EXERCISE AIM = Pick out each line containing the string "that" and copy it.

DATASET ROWS =
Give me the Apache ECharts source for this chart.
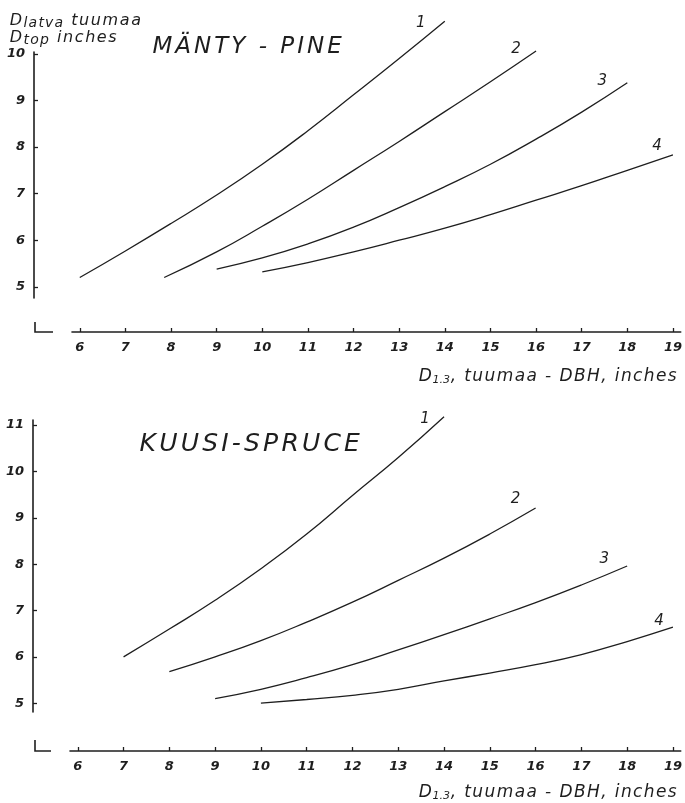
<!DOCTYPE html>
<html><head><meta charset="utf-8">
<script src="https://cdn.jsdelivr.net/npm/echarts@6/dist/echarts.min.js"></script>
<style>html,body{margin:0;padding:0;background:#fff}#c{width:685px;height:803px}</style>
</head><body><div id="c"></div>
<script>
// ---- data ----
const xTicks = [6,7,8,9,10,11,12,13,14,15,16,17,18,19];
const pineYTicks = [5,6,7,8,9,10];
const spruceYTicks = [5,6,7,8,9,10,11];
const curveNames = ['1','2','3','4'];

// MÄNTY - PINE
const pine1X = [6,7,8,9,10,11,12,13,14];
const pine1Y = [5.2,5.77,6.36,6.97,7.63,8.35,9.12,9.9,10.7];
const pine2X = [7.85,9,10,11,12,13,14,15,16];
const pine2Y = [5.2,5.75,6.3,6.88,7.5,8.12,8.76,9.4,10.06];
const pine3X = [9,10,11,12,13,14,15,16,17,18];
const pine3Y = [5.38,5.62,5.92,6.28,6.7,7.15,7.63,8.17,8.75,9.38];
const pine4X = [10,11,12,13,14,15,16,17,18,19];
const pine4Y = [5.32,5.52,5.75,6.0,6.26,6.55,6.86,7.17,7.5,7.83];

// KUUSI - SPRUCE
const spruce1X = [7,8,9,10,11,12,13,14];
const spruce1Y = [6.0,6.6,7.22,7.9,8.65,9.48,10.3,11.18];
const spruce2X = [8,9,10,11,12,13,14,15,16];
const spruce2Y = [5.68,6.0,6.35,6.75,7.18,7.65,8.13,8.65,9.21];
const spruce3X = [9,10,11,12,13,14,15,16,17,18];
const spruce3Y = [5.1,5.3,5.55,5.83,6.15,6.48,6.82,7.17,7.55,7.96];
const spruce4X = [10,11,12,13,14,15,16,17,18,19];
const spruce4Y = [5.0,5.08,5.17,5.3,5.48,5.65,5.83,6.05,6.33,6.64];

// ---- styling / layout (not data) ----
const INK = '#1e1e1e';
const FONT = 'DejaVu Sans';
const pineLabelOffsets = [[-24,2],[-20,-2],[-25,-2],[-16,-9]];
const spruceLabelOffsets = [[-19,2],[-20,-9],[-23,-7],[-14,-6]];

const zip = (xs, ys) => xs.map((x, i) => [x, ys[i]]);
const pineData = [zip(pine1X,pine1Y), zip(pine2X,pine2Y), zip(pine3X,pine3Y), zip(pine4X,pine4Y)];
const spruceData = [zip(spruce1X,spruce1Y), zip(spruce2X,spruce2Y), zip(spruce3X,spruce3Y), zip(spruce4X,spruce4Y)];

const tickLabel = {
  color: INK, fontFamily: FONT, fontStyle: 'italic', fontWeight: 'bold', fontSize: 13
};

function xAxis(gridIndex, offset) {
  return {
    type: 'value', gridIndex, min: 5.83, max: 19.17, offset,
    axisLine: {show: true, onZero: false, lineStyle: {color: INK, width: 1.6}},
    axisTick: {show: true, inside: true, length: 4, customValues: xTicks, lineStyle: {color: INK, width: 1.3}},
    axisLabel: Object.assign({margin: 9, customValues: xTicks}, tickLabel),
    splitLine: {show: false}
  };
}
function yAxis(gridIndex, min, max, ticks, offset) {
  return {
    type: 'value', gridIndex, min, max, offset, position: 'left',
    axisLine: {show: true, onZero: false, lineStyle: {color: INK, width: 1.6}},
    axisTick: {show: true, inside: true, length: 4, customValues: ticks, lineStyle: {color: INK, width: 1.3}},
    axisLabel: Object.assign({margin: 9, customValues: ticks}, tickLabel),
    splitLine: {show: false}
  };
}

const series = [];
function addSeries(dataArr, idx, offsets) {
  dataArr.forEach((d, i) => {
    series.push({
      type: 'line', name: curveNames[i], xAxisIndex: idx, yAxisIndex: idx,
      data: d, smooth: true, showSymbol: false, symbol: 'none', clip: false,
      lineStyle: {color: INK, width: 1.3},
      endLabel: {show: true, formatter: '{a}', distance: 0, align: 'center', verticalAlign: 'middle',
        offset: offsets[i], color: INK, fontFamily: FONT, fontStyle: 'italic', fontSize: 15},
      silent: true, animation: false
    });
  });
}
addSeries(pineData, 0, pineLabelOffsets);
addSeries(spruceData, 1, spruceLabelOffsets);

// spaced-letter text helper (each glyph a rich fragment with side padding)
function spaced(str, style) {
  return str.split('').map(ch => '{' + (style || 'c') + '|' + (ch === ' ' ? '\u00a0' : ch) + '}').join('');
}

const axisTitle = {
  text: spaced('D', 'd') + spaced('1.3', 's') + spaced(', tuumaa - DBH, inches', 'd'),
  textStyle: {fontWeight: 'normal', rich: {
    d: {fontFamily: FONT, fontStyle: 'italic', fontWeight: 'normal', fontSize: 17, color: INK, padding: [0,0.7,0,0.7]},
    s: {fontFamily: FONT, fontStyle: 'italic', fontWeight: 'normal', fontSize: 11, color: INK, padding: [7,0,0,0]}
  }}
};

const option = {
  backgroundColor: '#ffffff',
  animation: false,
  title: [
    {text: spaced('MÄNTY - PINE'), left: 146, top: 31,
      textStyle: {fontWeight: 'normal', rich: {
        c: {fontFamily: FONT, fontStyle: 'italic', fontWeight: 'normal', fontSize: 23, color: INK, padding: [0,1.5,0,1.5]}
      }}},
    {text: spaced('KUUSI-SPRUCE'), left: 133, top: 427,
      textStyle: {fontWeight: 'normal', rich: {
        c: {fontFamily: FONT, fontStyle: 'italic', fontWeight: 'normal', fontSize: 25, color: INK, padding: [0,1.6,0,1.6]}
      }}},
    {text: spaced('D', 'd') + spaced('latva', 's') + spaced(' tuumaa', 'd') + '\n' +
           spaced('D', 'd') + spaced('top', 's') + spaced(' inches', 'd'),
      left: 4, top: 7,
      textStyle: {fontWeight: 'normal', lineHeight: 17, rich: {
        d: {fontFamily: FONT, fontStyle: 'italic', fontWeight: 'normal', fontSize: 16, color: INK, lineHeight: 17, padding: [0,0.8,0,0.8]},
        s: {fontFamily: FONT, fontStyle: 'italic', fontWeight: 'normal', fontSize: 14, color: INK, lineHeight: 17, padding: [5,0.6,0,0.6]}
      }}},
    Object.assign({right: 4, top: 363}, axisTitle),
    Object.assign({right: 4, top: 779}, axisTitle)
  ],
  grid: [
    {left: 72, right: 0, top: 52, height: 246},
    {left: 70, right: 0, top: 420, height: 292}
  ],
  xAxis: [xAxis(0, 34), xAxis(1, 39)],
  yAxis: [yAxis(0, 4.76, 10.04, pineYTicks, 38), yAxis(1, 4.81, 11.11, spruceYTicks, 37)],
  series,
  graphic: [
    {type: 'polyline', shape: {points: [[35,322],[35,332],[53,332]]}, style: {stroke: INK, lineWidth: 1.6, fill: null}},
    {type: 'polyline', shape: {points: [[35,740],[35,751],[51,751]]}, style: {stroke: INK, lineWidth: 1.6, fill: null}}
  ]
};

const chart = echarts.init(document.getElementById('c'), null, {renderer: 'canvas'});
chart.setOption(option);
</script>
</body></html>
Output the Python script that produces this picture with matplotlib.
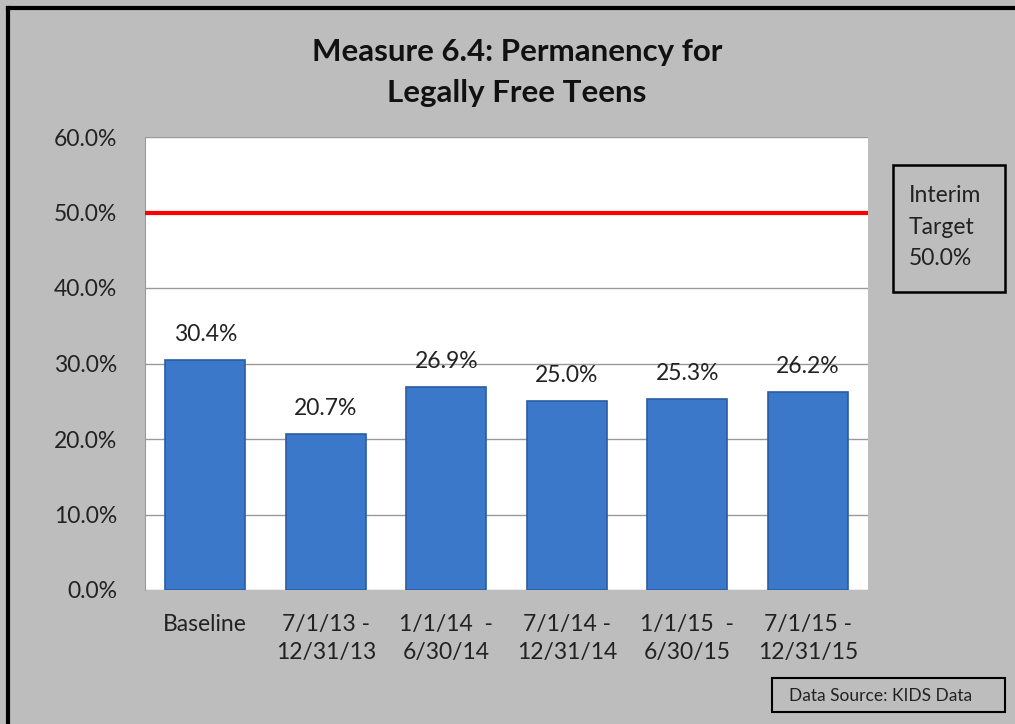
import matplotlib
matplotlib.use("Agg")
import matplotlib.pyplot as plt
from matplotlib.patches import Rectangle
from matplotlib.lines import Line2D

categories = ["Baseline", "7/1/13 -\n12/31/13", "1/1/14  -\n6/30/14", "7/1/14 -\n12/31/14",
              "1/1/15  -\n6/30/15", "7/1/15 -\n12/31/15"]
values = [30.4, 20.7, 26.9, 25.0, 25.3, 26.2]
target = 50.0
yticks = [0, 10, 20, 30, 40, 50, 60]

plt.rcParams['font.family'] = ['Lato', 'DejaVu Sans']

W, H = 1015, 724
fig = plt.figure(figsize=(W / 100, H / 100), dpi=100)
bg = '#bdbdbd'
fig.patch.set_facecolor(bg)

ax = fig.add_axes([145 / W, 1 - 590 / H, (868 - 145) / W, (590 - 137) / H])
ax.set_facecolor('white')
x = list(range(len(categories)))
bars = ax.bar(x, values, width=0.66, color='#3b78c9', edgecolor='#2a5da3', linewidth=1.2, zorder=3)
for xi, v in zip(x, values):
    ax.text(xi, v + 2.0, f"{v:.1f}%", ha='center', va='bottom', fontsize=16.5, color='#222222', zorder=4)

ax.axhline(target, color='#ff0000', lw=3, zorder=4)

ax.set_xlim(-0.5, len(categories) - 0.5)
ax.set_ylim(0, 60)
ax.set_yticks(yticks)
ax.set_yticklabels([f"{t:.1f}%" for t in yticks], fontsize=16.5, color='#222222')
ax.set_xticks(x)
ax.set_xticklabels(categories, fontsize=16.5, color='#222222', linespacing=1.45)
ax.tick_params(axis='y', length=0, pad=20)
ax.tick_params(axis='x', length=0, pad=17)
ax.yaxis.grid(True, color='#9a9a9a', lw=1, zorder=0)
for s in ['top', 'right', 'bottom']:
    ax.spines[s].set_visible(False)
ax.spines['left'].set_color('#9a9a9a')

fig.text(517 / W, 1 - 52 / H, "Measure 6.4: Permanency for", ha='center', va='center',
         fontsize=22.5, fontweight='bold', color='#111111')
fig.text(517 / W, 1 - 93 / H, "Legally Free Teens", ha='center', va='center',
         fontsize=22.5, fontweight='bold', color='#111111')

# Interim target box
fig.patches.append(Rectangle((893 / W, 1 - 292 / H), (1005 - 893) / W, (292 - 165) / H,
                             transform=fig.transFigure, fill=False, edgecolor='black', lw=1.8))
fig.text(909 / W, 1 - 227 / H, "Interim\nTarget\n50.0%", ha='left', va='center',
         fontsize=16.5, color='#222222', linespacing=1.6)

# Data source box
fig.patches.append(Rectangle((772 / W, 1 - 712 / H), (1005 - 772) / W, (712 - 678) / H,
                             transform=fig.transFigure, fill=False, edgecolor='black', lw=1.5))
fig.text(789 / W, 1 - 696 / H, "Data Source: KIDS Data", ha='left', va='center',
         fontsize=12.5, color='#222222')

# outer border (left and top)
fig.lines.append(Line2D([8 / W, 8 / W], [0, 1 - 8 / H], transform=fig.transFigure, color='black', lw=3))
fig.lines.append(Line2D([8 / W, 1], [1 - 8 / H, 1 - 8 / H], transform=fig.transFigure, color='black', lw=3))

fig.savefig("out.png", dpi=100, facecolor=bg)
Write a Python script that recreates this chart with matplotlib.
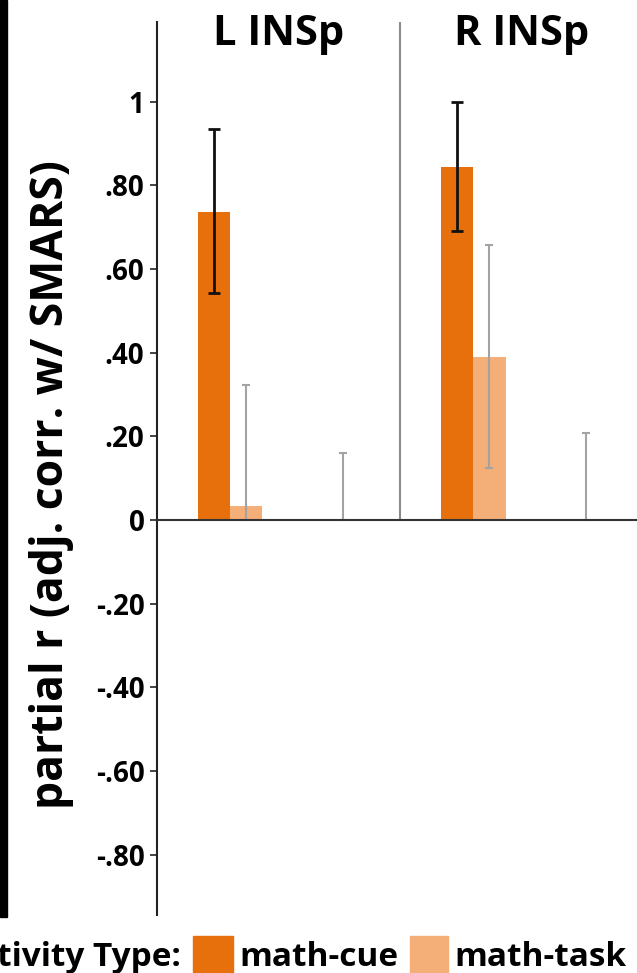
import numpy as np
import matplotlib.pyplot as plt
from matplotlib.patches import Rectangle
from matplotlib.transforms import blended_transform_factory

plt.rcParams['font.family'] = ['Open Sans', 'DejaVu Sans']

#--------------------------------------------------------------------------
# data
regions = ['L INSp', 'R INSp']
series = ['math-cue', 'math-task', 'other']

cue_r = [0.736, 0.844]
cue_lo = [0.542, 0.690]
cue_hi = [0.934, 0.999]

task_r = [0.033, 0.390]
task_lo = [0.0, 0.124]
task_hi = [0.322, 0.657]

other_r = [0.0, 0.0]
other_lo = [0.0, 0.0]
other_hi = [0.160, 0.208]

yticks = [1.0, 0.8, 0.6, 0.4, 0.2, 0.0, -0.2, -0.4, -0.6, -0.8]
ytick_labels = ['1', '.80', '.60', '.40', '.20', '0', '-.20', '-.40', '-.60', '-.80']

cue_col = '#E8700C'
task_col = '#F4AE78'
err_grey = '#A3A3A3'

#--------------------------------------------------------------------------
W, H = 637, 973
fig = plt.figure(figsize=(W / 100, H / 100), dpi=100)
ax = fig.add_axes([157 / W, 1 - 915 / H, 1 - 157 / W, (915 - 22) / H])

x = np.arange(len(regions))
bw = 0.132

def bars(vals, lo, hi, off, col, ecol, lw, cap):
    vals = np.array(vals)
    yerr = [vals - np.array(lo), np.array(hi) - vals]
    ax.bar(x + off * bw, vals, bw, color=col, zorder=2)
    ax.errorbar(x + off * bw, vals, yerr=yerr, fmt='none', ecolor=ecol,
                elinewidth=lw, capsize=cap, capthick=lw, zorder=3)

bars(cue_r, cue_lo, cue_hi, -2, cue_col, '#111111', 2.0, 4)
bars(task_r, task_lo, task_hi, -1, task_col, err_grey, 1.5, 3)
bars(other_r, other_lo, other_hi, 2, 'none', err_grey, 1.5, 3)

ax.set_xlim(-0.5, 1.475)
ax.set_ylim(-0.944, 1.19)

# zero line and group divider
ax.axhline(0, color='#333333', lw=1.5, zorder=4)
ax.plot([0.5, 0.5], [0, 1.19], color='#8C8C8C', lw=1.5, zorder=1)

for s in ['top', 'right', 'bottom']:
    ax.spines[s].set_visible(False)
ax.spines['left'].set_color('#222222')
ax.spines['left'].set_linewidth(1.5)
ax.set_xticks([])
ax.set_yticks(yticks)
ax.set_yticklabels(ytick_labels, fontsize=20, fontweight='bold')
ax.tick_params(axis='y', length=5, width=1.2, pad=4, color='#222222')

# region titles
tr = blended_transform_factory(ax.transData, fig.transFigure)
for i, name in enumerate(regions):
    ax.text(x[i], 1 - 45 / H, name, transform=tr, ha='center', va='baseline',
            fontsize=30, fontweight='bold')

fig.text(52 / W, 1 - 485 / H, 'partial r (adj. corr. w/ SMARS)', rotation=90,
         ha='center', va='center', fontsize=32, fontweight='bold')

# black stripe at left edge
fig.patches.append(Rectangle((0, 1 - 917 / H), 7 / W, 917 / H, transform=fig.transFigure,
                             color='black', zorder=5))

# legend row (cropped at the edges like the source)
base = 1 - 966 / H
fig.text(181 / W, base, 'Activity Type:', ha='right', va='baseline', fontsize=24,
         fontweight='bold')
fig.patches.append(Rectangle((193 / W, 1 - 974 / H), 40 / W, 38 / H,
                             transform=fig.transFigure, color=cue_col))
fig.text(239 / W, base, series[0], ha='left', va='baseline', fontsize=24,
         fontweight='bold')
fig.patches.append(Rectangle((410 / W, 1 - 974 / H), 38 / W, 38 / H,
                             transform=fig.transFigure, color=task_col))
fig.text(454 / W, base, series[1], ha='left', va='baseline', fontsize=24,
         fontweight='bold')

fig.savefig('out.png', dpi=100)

TASK ANSWER =
Output the Python script that produces this picture with matplotlib.
Write a Python script that recreates this chart with matplotlib.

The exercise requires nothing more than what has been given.